We Held Introductory Sessions on Ruby and Ruby on Rails for International Members

SAWADA Tsuyoshi

In this article, I would like to report about a series of introductory sessions on Ruby and Ruby on Rails targetting international members that we held this year.

It took place initially in India in August 2023. It started as face-to-face sessions spanning for about ten days, and then moved on to online sessions between India and Japan through August.

Prior to traveling, we applied for Indian visa through the online system. It required us to upload several documents in electronic (photoed) form. There was a pretty strict upper bound for the size of each file, while we have also heard that an application would be rejected if the images were not clear. I had to try compressing the files several times to get just the right compression rate to satisfy both the size and quality. In addition, we had read that we needed to present the original physical documents at entry to India, although it turned out on our way that that was not the case.

At the airport, the security staffs were dressed in military uniforms holding weapons, which I personally felt was a bit scary. I understand it’s inevitable due to the current political circumstances.

Right outside the airport and on our way to the hotel, through the windows of the taxi, I could see lots of dogs and cows walking around or taking a nap here and there along the street, blending into the city so naturally. People took their existence as granted, not as something to be reported, captured, and detained. I recalled Mahatma Gandhi’s words: “the greatness of a nation and its moral progress can be judged by the way its animals are treated.”

The attendees had received their computers, but we had some techinical difficulties, that is to say, not all of the attendees had been granted the required privileges to do the environment setup on their computers. Initially, we expected this to be resolved the next day, but actually the situation continued to the very last day of our stay in India. I am pretty sure that it was difficult for the corresponding attendees to keep up with the sessions under such condition, but they shared their computers and showed good team work in supporting each other.

I presented the materials mostly on slides projected on a large screen, while ocasionally demonstrating some things on the IDE or the terminal. I experienced a few technical difficulties regarding the presentation.

One has to do with the angle of my torso against the attendees. I had one workspace on my computer not synched with the large screen, and another workspace that was only displayed on the large screen. I had to continuously switch between reading things out on the slides in the large screen while manipulating my computer, and facing the attendees to discuss the materials. The former requires me to face the front of the room while the latter the back. That is different from the style of presentation adopted in conferences in my academic major, which I am used to, and so it was awkward for me. I got a neckache.
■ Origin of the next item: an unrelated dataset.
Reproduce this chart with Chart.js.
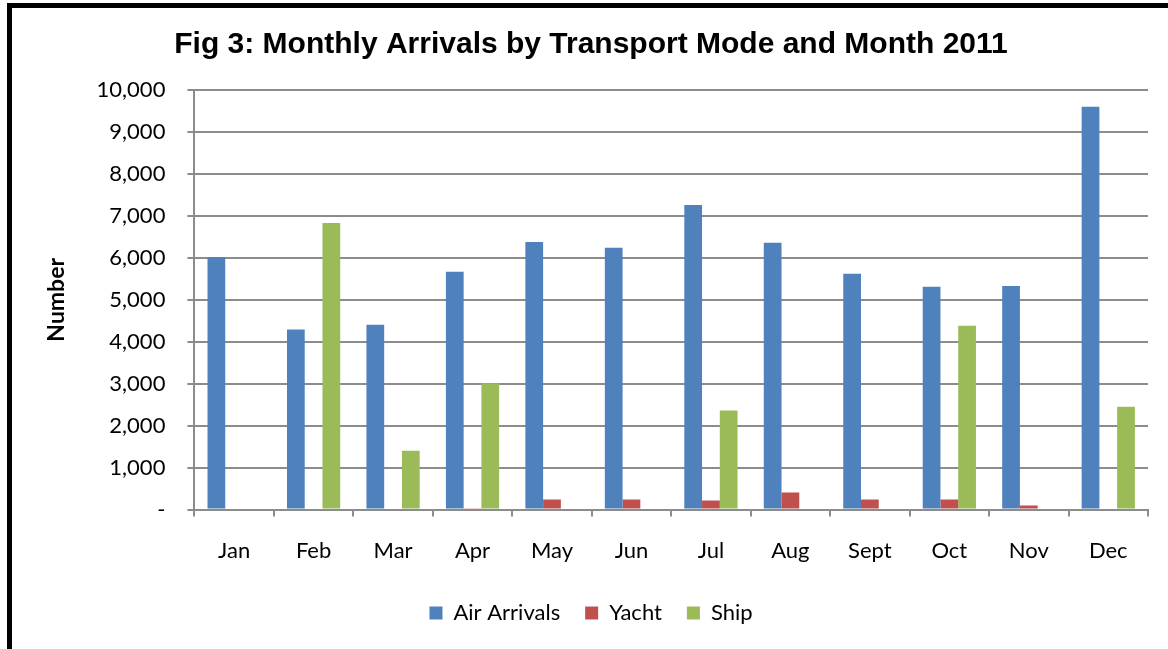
<!DOCTYPE html>
<html lang="en">
<head>
<meta charset="utf-8">
<title>Fig 3: Monthly Arrivals by Transport Mode and Month 2011</title>
<script src="https://cdn.jsdelivr.net/npm/chart.js@4.4.1/dist/chart.umd.min.js"></script>
<style>
    html, body { margin: 0; padding: 0; background: #fff; overflow: hidden; }
    #wrap { position: relative; width: 1168px; height: 649px; }
    #frame {
        position: absolute; left: 7px; top: 3px; width: 1200px; height: 700px;
        border-left: 5px solid #000; border-top: 5px solid #000;
        pointer-events: none; box-sizing: border-box;
    }
</style>
</head>
<body>
<div id="wrap">
    <canvas id="barChart" width="1168" height="649"></canvas>
    <div id="frame"></div>
</div>
<script>
"use strict"

// Data
const months = ['Jan', 'Feb', 'Mar', 'Apr', 'May', 'Jun', 'Jul', 'Aug', 'Sept', 'Oct', 'Nov', 'Dec'];
const airArrivals = [6020, 4290, 4405, 5670, 6380, 6240, 7260, 6360, 5620, 5310, 5330, 9600];
const yacht = [0, 0, 0, 30, 240, 240, 215, 405, 240, 240, 95, 0];
const ship = [0, 6830, 1405, 3010, 0, 0, 2360, 0, 0, 4380, 0, 2450];
const yTicks = [0, 1000, 2000, 3000, 4000, 5000, 6000, 7000, 8000, 9000, 10000];

const gridColor = '#8c8c8c';
const labelFont = { family: 'Lato, sans-serif', size: 22 };

/**
 * Formaterar y-axelns värden som i Excel: 0 visas som "-".
 * @param {number} value
 * @returns {string}
 */
function formatTick(value) {
    if (value === 0) {
        return '-';
    }
    return value.toLocaleString('en-US');
}

/**
 * Skapar stapeldiagrammet.
 */
function createBarChart() {
    const ctx = document.getElementById('barChart').getContext('2d');

    new Chart(ctx, {
        type: 'bar',
        data: {
            labels: months,
            datasets: [
                { label: 'Air Arrivals', data: airArrivals, backgroundColor: '#4F81BD' },
                { label: 'Yacht', data: yacht, backgroundColor: '#C0504D' },
                { label: 'Ship', data: ship, backgroundColor: '#9BBB59' }
            ]
        },
        options: {
            responsive: false,
            animation: false,
            events: [],
            categoryPercentage: 0.67,
            barPercentage: 1.0,
            layout: {
                padding: { left: 34, right: 20, top: 10, bottom: 15 }
            },
            plugins: {
                title: {
                    display: true,
                    text: 'Fig 3: Monthly Arrivals by Transport Mode and Month 2011',
                    color: '#000',
                    font: { family: '"Liberation Sans", Arial, sans-serif', size: 30, weight: 'bold' },
                    padding: { top: 17, bottom: 27 }
                },
                legend: {
                    position: 'bottom',
                    labels: {
                        boxWidth: 13,
                        boxHeight: 13,
                        padding: 25,
                        color: '#000',
                        font: labelFont
                    }
                },
                tooltip: { enabled: false }
            },
            scales: {
                x: {
                    grid: {
                        offset: true,
                        drawOnChartArea: false,
                        drawTicks: true,
                        tickLength: 7,
                        color: gridColor,
                        lineWidth: 2
                    },
                    border: { color: gridColor, width: 2 },
                    ticks: {
                        color: '#000',
                        padding: 21,
                        font: labelFont
                    },
                    // pull the legend up closer to the month labels
                    afterFit: scale => {
                        scale.height -= 8;
                    }
                },
                y: {
                    min: 0,
                    max: 10000,
                    afterBuildTicks: scale => {
                        scale.ticks = yTicks.map(v => ({ value: v }));
                    },
                    grid: {
                        color: gridColor,
                        lineWidth: 2,
                        drawTicks: true,
                        tickLength: 7
                    },
                    border: { color: gridColor, width: 2 },
                    ticks: {
                        color: '#000',
                        padding: 22,
                        font: labelFont,
                        callback: value => formatTick(value)
                    },
                    title: {
                        display: true,
                        text: 'Number',
                        color: '#000',
                        font: { family: 'Lato, sans-serif', size: 23, weight: 'bold' },
                        padding: { top: 9, bottom: 4 }
                    }
                }
            }
        }
    });
}

createBarChart();
</script>
</body>
</html>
The second problem was that when I was not presenting the slide in full screen mode, I had to click somewhere on the slide to grab the focus before changing the page, but that occasionally caused accidental movement of the text field in the slide.

Another problem was that I often lost track of my cursor when I was moving it back and forth between the workspaces. Especially when it was on the large screen, the cursor was too small for me to find.

Overall, it was a great oppurtunity to teach and interact with the Indian engineers.

As expected, food was mostly curry. The Indian engineers took us to several local restaurants, and we even had an occasion to try some home made lunch that an attendee’s spouse has kindly cooked for us. There were many types of curry and curry-ish food in the area, and I liked them, but could not remember all their names.

Per my request, we went to a nearby temple. It was fascinating, and I enjoyed it. There were many gods to pray to.

One night, we all went to a bar. On our way, we rode on a small truck/cart. The seats were layed out in a few steps, each level being higher towards the end of the cart. Together with other passengers, there were about ten people sitting in such a small cart. It was amazing that so many people can fit.

Before leaving India, we went to a supermarket, and I learned that plastic bags are prohibited in order to avoid cows accidentally swallowing trashed plastic bags. I observed that cruelty-free products are much more common than in Japan. Again, I felt respect to how Indian people are natually concerned with animals.

After my colleague and I came back to Japan, we continued our sessions through Zoom. And currently, the attendees are playing active parts in their respective development teams.

Separately from this, in November 2023, we had another series of sessions against new graduates who are scheduled to work in our msb office in Tokyo. The attendees were not necessarily planned to use Ruby on Rails in their coming duties, and the sessions were held only for two days, so it was not as extensive. Still, I showed them some aspects of Ruby and Ruby on Rails.

In conclusion, we are growing our expertise in accepting and training international engineers.